Tuntutan kedua adalah penghentian upaya kriminalisasi terhadap pengurus dan anggota serikat buruh yang selama ini berjuang untuk hak-hak pekerja. Mboeik menilai bahwa upaya-upaya kriminalisasi ini merupakan bentuk pembungkaman terhadap suara kritis buruh dan menghambat perjuangan mereka untuk mendapatkan keadilan.
“Kedua, ada upaya-upaya kriminalisasi bagi kami pengurus dan anggota dalam memperjuangkan hak-hak pekerja buruh yang belum terpenuhi selama ini,” ujarnya.
Tuntutan ketiga adalah penyelesaian berbagai kasus ketenagakerjaan yang selama ini masih “mengendap” di pihak kepolisian.
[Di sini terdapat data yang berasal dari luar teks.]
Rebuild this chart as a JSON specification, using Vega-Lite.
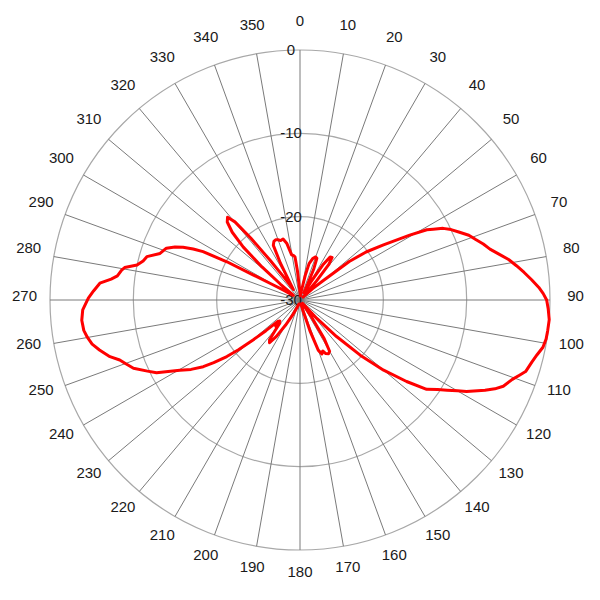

Mboeik berharap adanya efek jera bagi para pengusaha yang melanggar aturan ketenagakerjaan, sehingga tercipta hubungan industrial yang lebih baik di masa depan.
“Ketiga, masih banyak kasus ketenagakerjaan yang selama ini masih mengendap di pihak kepolisian dengan harapan supaya ada efek jerah supaya kedepan ini hubungan industrial dapat berlangsung lebih baik,” tandasnya.
Selain itu, KSBSI NTT juga menuntut peningkatan kualitas sumber daya manusia (SDM) pekerja dan netralitas dari Dinas Tenaga Kerja (Disnaker), khususnya mediator dan pengawas, agar masalah-masalah ketenagakerjaan yang menumpuk dapat diselesaikan sesuai dengan tenggat waktu yang telah ditetapkan oleh undang-undang.
Aksi Hari Buruh di Kupang kali ini tidak hanya menjadi momentum untuk menyuarakan tuntutan konkret terkait kesejahteraan dan hak-hak buruh, tetapi juga menjadi ujian bagi komitmen pemerintah daerah dan aparat penegak hukum dalam menanggapi aspirasi buruh.